Published

10 April 2017

Discussing the Arctic this summer: conference and workshop

One result of Mistra’s programme initiatives is to raise Sweden’s profile in Arctic research. A major international conference on the Arctic, at Umeå University, is planned for this summer. Another planned event on Arctic-related issues is a workshop for young leaders in Rovaniemi, Finland. Both events are taking place with support from Mistra.

In a public announcement, the Mistra Arctic Sustainable Development programme has sought youthful delegates to attend a workshop on the Arctic for tomorrow’s leaders in the region. The purpose of getting together is to enhance the ability, among those individuals who may become the next generation of global leaders, to understand and act on political challenges associated with global security — challenges to which environmental changes may give rise.

Mistra researcher Annika E. Nilsson has initiated the workshop as part of her Mistra Fellowship at the German Marshall Fund of the United States.

‘Present and future leaders face high demands on their capacity to understand the surrounding world in both global and local terms. At the same time, climate change is creating new challenges to meet citizens’ demands for well-functioning societies. All this is taking place at the point of intersection with international conflicts,’ she says.

The workshop will bring together a small group of people aged 20–35 with relevant jobs and high-flying ambitions. They will take on the specific task of using current changes in the Arctic as a starting point for defining possible developments in global security and policy over the next 20–30 years. They will also explore their own potential roles in tackling these issues.

‘At the workshop, we’ll provide knowledge of what’s going on in the Arctic. But above all we’re going to offer a platform for young leaders to discuss what security means in the world they encounter, and their own role in this new setting,’ Nilsson says.

The workshop will take place in Rovaniemi, Finland, on 30–31 August 2017. The host will be the Arctic Centre at the University of Lapland. Support for the workshop is forthcoming not only from Mistra but also from the German Marshall Fund of the United States, the Arctic Centre at the University of Lapland and ‘Arctic Governance and the Question of Fit in a Globalized World’, a programme funded by the Swedish Research Council Formas.        

First-ever major Arctic conference in Sweden

A few months before the workshop, from 8 to 12 June, a major international conference is to be held (by the International Arctic Social Sciences Association, IASSA) at Umeå University: the Ninth International Congress on Arctic Social Sciences, ICASS IX. This is the most important international conference in Arctic social sciences and humanities research, held every three years. It will be the first time a Swedish university has hosted the event.

Arcum, the Arctic Centre at Umeå University, started as an offshoot of Mistra’s programme initiatives and has worked its way into a central position in international Arctic research. Preparations for the ICASS arrangement have been under way since 2014.

Professor Peter Sköld, Director of Arcum and Programme Director of Mistra Arctic Sustainable Development (a position he shares with Carina Keskitalo):

‘It’s imperative for Umeå University to assume a large share of responsibility for ensuring that research with a beneficial bearing on the Arctic region is under way.
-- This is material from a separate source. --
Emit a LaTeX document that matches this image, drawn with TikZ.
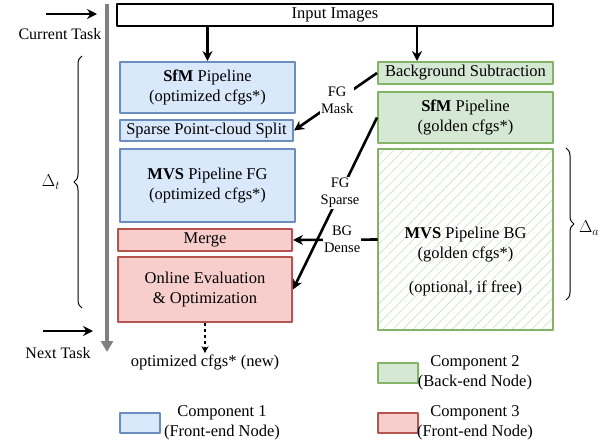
\documentclass[tikz,border=0pt]{standalone}
\usepackage{fontspec}
\setmainfont{Liberation Serif}
\usetikzlibrary{arrows.meta,patterns.meta,decorations.pathreplacing,positioning}
\definecolor{feFill}{HTML}{DAE8FC}
\definecolor{feDraw}{HTML}{6C8EBF}
\definecolor{beFill}{HTML}{D5E8D4}
\definecolor{beDraw}{HTML}{82B366}
\definecolor{beHatch}{HTML}{C9E0C2}
\definecolor{mgFill}{HTML}{F8CECC}
\definecolor{mgDraw}{HTML}{B85450}
\tikzset{
  txt/.style={font=\fontsize{16.5}{20}\selectfont, align=center, inner sep=1pt},
  box/.style={txt, draw, line width=2pt, inner sep=0pt},
  comp1/.style={box, fill=feFill, draw=feDraw},
  comp2/.style={box, fill=beFill, draw=beDraw},
  comp3/.style={box, fill=mgFill, draw=mgDraw},
  lbl/.style={font=\fontsize{14.5}{17}\selectfont, align=center, fill=white, inner sep=1pt},
  flow/.style={->, line width=2.6pt},
}
\begin{document}
\begin{tikzpicture}[x=1pt, y=-1pt, >={Stealth[length=10pt,width=10pt]}, line join=round]
  \useasboundingbox (0,0) rectangle (610,445);
  % time line
  \draw[gray, line width=3.5pt, -{Triangle[length=11pt,width=12pt]}] (107,4) -- (107,352);
  \draw[flow] (46,14) -- (97,14);
  \node[txt, font=\fontsize{16}{20}\selectfont] (cur) at (60,34) {Current Task};
  \draw[flow] (43,331) -- (93,331);
  \node[txt, font=\fontsize{16}{20}\selectfont] (nxt) at (58,353) {Next Task};
  % boxes
  \node[box, draw=black, minimum width=436pt, minimum height=22pt] (input) at (335,15) {Input Images};
  \node[comp1, minimum width=175pt, minimum height=51pt] (sfm) at (207.5,87.5) {\textbf{SfM} Pipeline\\(optimized cfgs*)};
  \node[comp1, minimum width=173pt, minimum height=21pt] (split) at (206.5,130.5) {Sparse Point-cloud Split};
  \node[comp1, minimum width=175pt, minimum height=73pt] (mvsfg) at (207.5,185.5) {\textbf{MVS} Pipeline FG\\(optimized cfgs*)};
  \node[comp3, minimum width=174pt, minimum height=22pt] (merge) at (205,240) {Merge};
  \node[comp3, minimum width=174pt, minimum height=65pt] (online) at (205,289.5) {Online Evaluation\\\& Optimization};
  \node[comp2, minimum width=175pt, minimum height=22pt] (bgsub) at (465.5,73) {Background Subtraction};
  \node[comp2, minimum width=175pt, minimum height=51pt] (sfmg) at (465.5,117.5) {\textbf{SfM} Pipeline\\(golden cfgs*)};
  \node[box, draw=beDraw, pattern={Lines[angle=45,distance=7pt,line width=0.6pt]}, pattern color=beHatch,
        minimum width=175pt, minimum height=181pt] (mvsbg) at (465.5,239.5) {};
  \node[txt] (mvsbgtxt) at (465.5,262) {\textbf{MVS} Pipeline BG\\(golden cfgs*)\\[14pt](optional, if free)};
  \node[txt] (newcfg) at (205,362) {optimized cfgs* (new)};
  % connectors
  \coordinate (bgin) at ([xshift=40pt]bgsub.north west);
  \draw[flow] (input.south -| sfm.north) -- (sfm.north);
  \draw[flow] (input.south -| bgin) -- (bgin);
  \draw[flow] (bgsub.west) -- node[lbl, pos=0.48] {FG\\Mask} (split.east);
  \draw[flow] (mvsbg.west) -- node[lbl, pos=0.42] {BG\\Dense} (merge.east);
  \draw[flow] (sfmg.west) -- node[lbl, pos=0.44] {FG\\Sparse} (online.east);
  \draw[->, dashed, line width=1.3pt, >={Stealth[length=7pt,width=7pt]}] (online.south) -- (newcfg.north);
  % braces
  \draw[decorate, decoration={brace, amplitude=8pt}, line width=1pt] (82,308) -- (82,56);
  \node[txt, font=\fontsize{18}{20}\selectfont] (dt) at (51,182) {$\Delta_t$};
  \draw[decorate, decoration={brace, amplitude=8pt}, line width=1pt] (566,148) -- (566,300);
  \node[txt, font=\fontsize{18}{20}\selectfont] (da) at (589,228) {$\Delta_a$};
  % legend
  \node[comp2, minimum width=40pt, minimum height=20pt] (leg2) at (398,373) {};
  \node[txt] (leg2txt) at (475,373) {Component 2\\(Back-end Node)};
  \node[comp1, minimum width=40pt, minimum height=20pt] (leg1) at (140,423) {};
  \node[txt] (leg1txt) at (222,423) {Component 1\\(Front-end Node)};
  \node[comp3, minimum width=40pt, minimum height=20pt] (leg3) at (398,423) {};
  \node[txt] (leg3txt) at (475,423) {Component 3\\(Front-end Node)};
\end{tikzpicture}
\end{document}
The challenges of global warming and climate change relate to the whole world and the actions our societies take depend on a stable knowledge foundation that only research can offer.’

The main theme of the conference is ‘People and Place’. The arrangers expect some 700 researchers from all over the world to attend, and more than 960 academic paper abstracts have been submitted.

‘Interest among the researchers is very keen, since the Conference offers them opportunities to find out about the latest cutting-edge research and to expand their academic networks,’ Peter Sköld says.

The situation for the indigenous peoples living in the Arctic is particularly pressing. On the spot in Umeå will be researchers, students, representatives of government agencies and organisations, indigenous peoples’ representatives and business people.